Özen: Bu savaşta Türkiye ile Avrupa’nın ilişkisi birbiriyle benzeşiyor. Yani enerji bağımlılığı var Rusya’ya, özellikle Almanya’nın. Çok büyük ihtimalle savaş, Avrupa Birliği’nin Rusya ile ilişkilerinin gözden geçirilmesini zorlayacak. Bu tabii Avrupa açısından hem ekonomik olumsuzluklar sonucunu doğuracak ekonomisi üzerinde büyük bir baskı oluşacak hem de siyasi baskı oluşacak. Sonuçta Ukrayna, Avrupa’nın devamı. Bu noktada Doğu Avrupa’da ciddi bir güvenlik sorunu ortaya çıkacak. Çok büyük ihtimalle AB-ABD ilişkilerinin Donald Trump döneminde bozulan ilişkilerinin süratle düzelmesini tetikleyecek.

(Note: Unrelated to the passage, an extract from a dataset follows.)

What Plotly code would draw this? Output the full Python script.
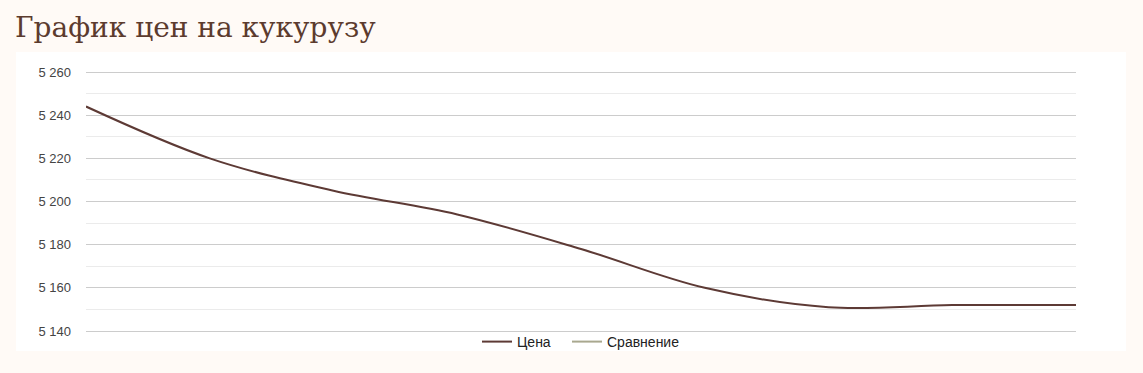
import plotly.graph_objects as go

# Data
points = [1, 2, 3, 4, 5, 6, 7, 8, 9]
price = [5244, 5220, 5205, 5194, 5178, 5160, 5151, 5152, 5152]
comparison = [None] * 9
title_text = "График цен на кукурузу"
series_names = ["Цена", "Сравнение"]
y_ticks = [5140, 5160, 5180, 5200, 5220, 5240, 5260]
y_minor = [5150, 5170, 5190, 5210, 5230, 5250]

W, H = 1143, 373
PAD = 2  # px of padding so plotly keeps edge gridlines
L, R, T, B = 86, 1143 - 1076, 72 - PAD, 373 - 331 - PAD
pw, ph = W - L - R, H - T - B
eps = PAD * 120 / 259
bottom_px = H - B


def px_x(x):
    return (x - L) / pw


def px_y(y):
    return (bottom_px - y) / ph


fig = go.Figure()
fig.add_trace(go.Scatter(
    x=points, y=price, name=series_names[0], mode="lines",
    line=dict(color="#5d3a35", width=2, shape="spline", smoothing=1.0),
    legend="legend",
))
fig.add_trace(go.Scatter(
    x=points, y=comparison, name=series_names[1], mode="lines",
    line=dict(color="#a9a88f", width=2),
    legend="legend2",
))

# white panel behind chart
fig.add_shape(
    type="rect", xref="paper", yref="paper", layer="below",
    x0=px_x(16), x1=px_x(1126), y0=px_y(351), y1=px_y(52),
    fillcolor="white", line=dict(width=0),
)

legend_font = dict(family="Liberation Sans, Arial", size=14, color="#222222")
legend_common = dict(
    orientation="h", xanchor="left", yanchor="middle", y=px_y(342),
    font=legend_font, bgcolor="rgba(0,0,0,0)", itemwidth=30,
)

fig.update_layout(
    width=W, height=H,
    margin=dict(l=L, r=R, t=T, b=B, pad=0),
    paper_bgcolor="#fffaf6",
    plot_bgcolor="white",
    separators=". ",
    showlegend=True,
    title=dict(
        text=title_text, x=15 / W, xanchor="left", y=1 - 27 / H, yanchor="middle",
        font=dict(family="DejaVu Serif", size=28, color="#5c3b2e"),
    ),
    legend=dict(x=px_x(477), **legend_common),
    legend2=dict(x=px_x(567), **legend_common),
    xaxis=dict(
        visible=False, range=[points[0], points[-1]], showgrid=False, zeroline=False,
    ),
    yaxis=dict(
        range=[y_ticks[0] - eps, y_ticks[-1] + eps], tickvals=y_ticks, tickformat=",d",
        showgrid=True, gridcolor="#cccccc", gridwidth=1, zeroline=False,
        showline=False, ticks="", ticklabelstandoff=14,
        tickfont=dict(family="Liberation Sans, Arial", size=13, color="#444444"),
        minor=dict(tickvals=y_minor, showgrid=True,
                   gridcolor="#ebebeb", gridwidth=1, ticks=""),
    ),
)

fig.write_html("out.html")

Enerji başlığı Türkiye’nin dış politikasını nasıl etkileyecek?

Tanrısever: Türkiye, uzun yıllardır doğu-batı enerji koridorunu geliştirmeye çalışıyor, büyük başarı da aslında kaydetti. Kolay değil, böyle bir bölgede enerji merkezi haline gelmeye çalışmak. 2010’lu yıllarda bu konular konuşuluyordu ama bir ara verilmişti. Son zamanlarda gerek Mısır ile gerek İsrail ile olan normalleşme süreçlerinin enerjide somut adımların atılmasına olanak sağlamasını bekliyorum. Bu çerçevede de Doğu Akdeniz’deki enerji konularının bir rekabetten çok bölgesel işbirliği çerçevesinde ele alınmasının iyi bir fırsat olacağını düşünüyorum.

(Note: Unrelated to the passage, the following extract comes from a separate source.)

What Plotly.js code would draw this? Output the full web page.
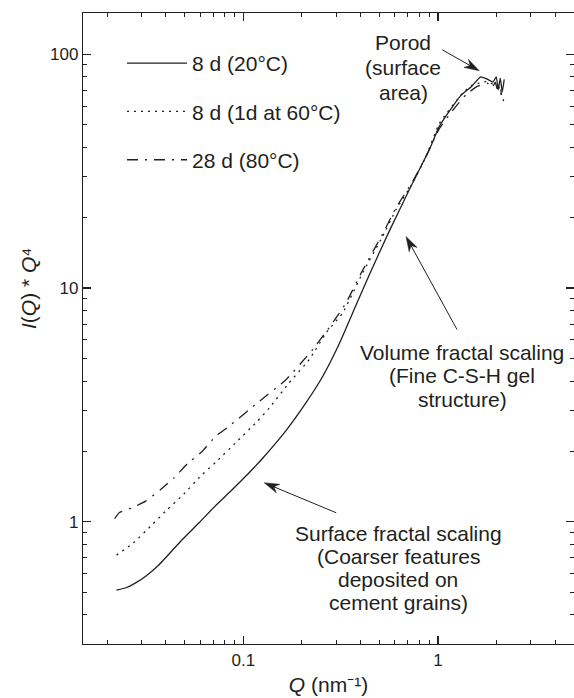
<!DOCTYPE html>
<html>
<head>
<meta charset="utf-8">
<script src="https://cdn.plot.ly/plotly-3.0.1.min.js"></script>
<style>html,body{margin:0;padding:0;background:#fff;}#chart{width:574px;height:698px;}</style>
</head>
<body>
<div id="chart"></div>
<script>
// ---- data ----
var seriesNames = ['8 d (20\u00B0C)', '8 d (1d at 60\u00B0C)', '28 d (80\u00B0C)'];

var q20 = [0.0223, 0.0250, 0.0281, 0.0316, 0.0370, 0.0486, 0.0592, 0.0721, 0.0878, 0.107, 0.125, 0.166, 0.210, 0.256, 0.311, 0.379, 0.444, 0.562, 0.712, 0.902, 1.016, 1.188, 1.317, 1.483, 1.655, 1.77, 1.917, 1.993, 2.04, 2.09, 2.14, 2.19];
var i20 = [0.510, 0.522, 0.549, 0.586, 0.657, 0.840, 0.990, 1.174, 1.374, 1.62, 1.86, 2.46, 3.23, 4.19, 5.77, 8.43, 11.4, 17.5, 26.3, 39.0, 49.1, 59.7, 66.8, 72.5, 80.0, 78.6, 76.1, 80.0, 70.4, 79.0, 69.0, 78.0];

var q60 = [0.0223, 0.0269, 0.0341, 0.0407, 0.0486, 0.0603, 0.0721, 0.0913, 0.118, 0.136, 0.172, 0.218, 0.266, 0.324, 0.41, 0.519, 0.6085, 0.74, 0.868, 1.016, 1.338, 1.505, 1.63, 1.764, 1.872, 2.0, 2.1, 2.2];
var i60 = [0.72, 0.805, 0.974, 1.129, 1.295, 1.566, 1.798, 2.176, 2.69, 3.07, 3.93, 4.94, 6.42, 7.82, 11.6, 16.6, 21.6, 28.1, 36.5, 50.5, 68.1, 73.9, 75.2, 76.4, 75.2, 72.0, 68.0, 61.5];

var q80 = [0.0218, 0.0230, 0.0269, 0.0315, 0.0376, 0.0441, 0.0516, 0.0616, 0.0721, 0.0845, 0.121, 0.166, 0.227, 0.2875, 0.337, 0.41, 0.519, 0.6085, 0.74, 0.868, 1.016, 1.2, 1.39, 1.6, 1.8, 1.9, 1.97, 2.03, 2.08, 2.12];
var i80 = [1.03, 1.093, 1.148, 1.225, 1.374, 1.542, 1.77, 2.003, 2.322, 2.562, 3.277, 4.06, 5.45, 7.09, 8.63, 11.9, 17.0, 22.0, 28.5, 36.5, 48.0, 58.0, 67.0, 73.0, 75.0, 72.0, 76.0, 69.0, 74.0, 67.0];

var xTickVals = [0.1, 1];
var xTickText = ['0.1', '1'];
var xMinorVals = [0.02, 0.03, 0.04, 0.05, 0.06, 0.07, 0.08, 0.09, 0.2, 0.3, 0.4, 0.5, 0.6, 0.7, 0.8, 0.9, 2, 3, 4];
var yTickVals = [1, 10, 100];
var yTickText = ['1', '10', '100'];
var yMinorVals = [0.3, 0.4, 0.5, 0.6, 0.7, 0.8, 0.9, 2, 3, 4, 5, 6, 7, 8, 9, 20, 30, 40, 50, 60, 70, 80, 90];

var xTitle = '<i>Q</i> (nm\u207B\u00B9)';
var yTitle = '<i>I</i>(<i>Q</i>) * <i>Q</i>\u2074';
var porodText = ['Porod', '(surface', 'area)'];
var volumeText = ['Volume fractal scaling', '(Fine C-S-H gel', 'structure)'];
var surfaceText = ['Surface fractal scaling', '(Coarser features', 'deposited on', 'cement grains)'];

// ---- chart ----
var FONT = 'Liberation Sans, Arial, Helvetica, sans-serif';
var INK = '#231f20';
var W = 574, H = 698, ML = 83, MR = 0, MT = 13, MB = 54;
var PW = W - ML - MR, PH = H - MT - MB;
var XR = [Math.log10(0.015), Math.log10(5)];
var YR = [Math.log10(0.3), Math.log10(150)];
function px2paperX(px) { return (px - ML) / PW; }
function px2paperY(py) { return (H - MB - py) / PH; }
function dataPx(q, v) {
  return [ML + (Math.log10(q) - XR[0]) / (XR[1] - XR[0]) * PW,
          MT + (YR[1] - Math.log10(v)) / (YR[1] - YR[0]) * PH];
}

var dashes = ['solid', '2px,5px', '11px,7px,2px,7px'];
var xs = [q20, q60, q80], ys = [i20, i60, i80];
var traces = xs.map(function (xv, k) {
  return {
    x: xv, y: ys[k], type: 'scatter', mode: 'lines', name: seriesNames[k],
    legendgroup: 'g' + k,
    line: { color: INK, width: 1.3, dash: dashes[k], shape: 'spline', smoothing: 0.4 }
  };
});

var annotations = [];
function addBlock(lines, cxPx, firstYPx, spacing) {
  lines.forEach(function (t, i) {
    annotations.push({
      xref: 'paper', yref: 'paper', x: px2paperX(cxPx), y: px2paperY(firstYPx + i * spacing),
      xanchor: 'center', yanchor: 'middle', text: t, showarrow: false,
      font: { family: FONT, size: 21, color: INK }
    });
  });
}
addBlock(porodText, 403, 43, 24.5);
addBlock(volumeText, 462, 352, 23.7);
addBlock(surfaceText, 398, 533, 23.2);

// arrows drawn as shapes (line + barbed filled head), tip in data space, tail offset in px
var shapes = [];
function P(x, y) { return px2paperX(x).toFixed(5) + ',' + px2paperY(y).toFixed(5); }
function addArrow(q, v, dx, dy) {
  var tip = dataPx(q, v);
  var tail = [tip[0] + dx, tip[1] + dy];
  var L = Math.hypot(tip[0] - tail[0], tip[1] - tail[1]);
  var ux = (tip[0] - tail[0]) / L, uy = (tip[1] - tail[1]) / L;
  var nx = -uy, ny = ux;
  var hl = 15, hw = 4.6, notch = 10.5;
  var b1 = [tip[0] - hl * ux + hw * nx, tip[1] - hl * uy + hw * ny];
  var b2 = [tip[0] - hl * ux - hw * nx, tip[1] - hl * uy - hw * ny];
  var nb = [tip[0] - notch * ux, tip[1] - notch * uy];
  shapes.push({
    type: 'line', xref: 'paper', yref: 'paper',
    x0: px2paperX(tail[0]), y0: px2paperY(tail[1]), x1: px2paperX(nb[0]), y1: px2paperY(nb[1]),
    line: { color: INK, width: 1 }
  });
  shapes.push({
    type: 'path', xref: 'paper', yref: 'paper',
    path: 'M' + P(tip[0], tip[1]) + 'L' + P(b1[0], b1[1]) + 'L' + P(nb[0], nb[1]) + 'L' + P(b2[0], b2[1]) + 'Z',
    fillcolor: INK, line: { color: INK, width: 0.5 }
  });
}
addArrow(1.63, 84.9, -37, -21);
addArrow(0.685, 16.6, 51, 93);
addArrow(0.128, 1.468, 72, 30);

// y-axis title (placed as annotation to match its offset position)
annotations.push({
  xref: 'paper', yref: 'paper', x: px2paperX(28), y: px2paperY(289),
  xanchor: 'center', yanchor: 'middle', textangle: -90, showarrow: false,
  text: yTitle,
  font: { family: FONT, size: 21, color: INK }
});

var axisCommon = {
  type: 'log', showgrid: false, zeroline: false, showline: true,
  linecolor: INK, linewidth: 1.2, mirror: 'allticks',
  ticks: 'inside', ticklen: 8, tickwidth: 1.2, tickcolor: INK,
  tickfont: { family: FONT, size: 17, color: INK }
};

var layout = {
  width: W, height: H,
  margin: { l: ML, r: MR, t: MT, b: MB, pad: 0 },
  paper_bgcolor: '#fff', plot_bgcolor: '#fff',
  font: { family: FONT, color: INK },
  showlegend: true,
  legend: {
    x: px2paperX(122), y: px2paperY(43), xanchor: 'left', yanchor: 'top',
    bgcolor: 'rgba(0,0,0,0)', borderwidth: 0, itemwidth: 60, tracegroupgap: 18,
    font: { family: FONT, size: 21, color: INK }
  },
  xaxis: Object.assign({}, axisCommon, {
    range: XR,
    tickmode: 'array', tickvals: xTickVals, ticktext: xTickText,
    minor: { tickmode: 'array', tickvals: xMinorVals, ticks: 'inside', ticklen: 4, tickwidth: 1, tickcolor: INK },
    title: { text: xTitle, font: { family: FONT, size: 21, color: INK }, standoff: 8 }
  }),
  yaxis: Object.assign({}, axisCommon, {
    range: YR,
    tickmode: 'array', tickvals: yTickVals, ticktext: yTickText,
    minor: { tickmode: 'array', tickvals: yMinorVals, ticks: 'inside', ticklen: 4, tickwidth: 1, tickcolor: INK }
  }),
  shapes: shapes,
  annotations: annotations
};

Plotly.newPlot('chart', traces, layout, { displayModeBar: false, staticPlot: true });
</script>
</body>
</html>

Özen: Avrupa Birliği, Rusya’dan doğalgaz almayacaksa bu kısa sürede olacak bir şey değil ama gelişmeler onu zorluyor. Hani AB’nin Rusya dışında kaynaklara ulaşmasını zorunlu hale getiriyor. O zaman da o kaynakların hemen hepsi Türkiye üzerinden Avrupa’ya bağlanmak durumunda. Bu savaşın belki de enerji politikasındaki en net sonucu AB - Türkiye enerji ilişkisini ve AB’nin Türkiye üzerinden hem Doğu Akdeniz’e hem de Ortadoğu kaynaklarına ulaşmasında zorunlu hale getirmesi. Bu durum ABD’yi de bu ilişkiler içine zorunlu şekilde sokuyor. Aslında uzun süredir kurulmuş yerleşik enerji ilişkilerini alt üst edecek şekilde AB’nin Türkiye ile ilişkilerini de yeniden canlandıracak bir dinamiği içinde taşıyor.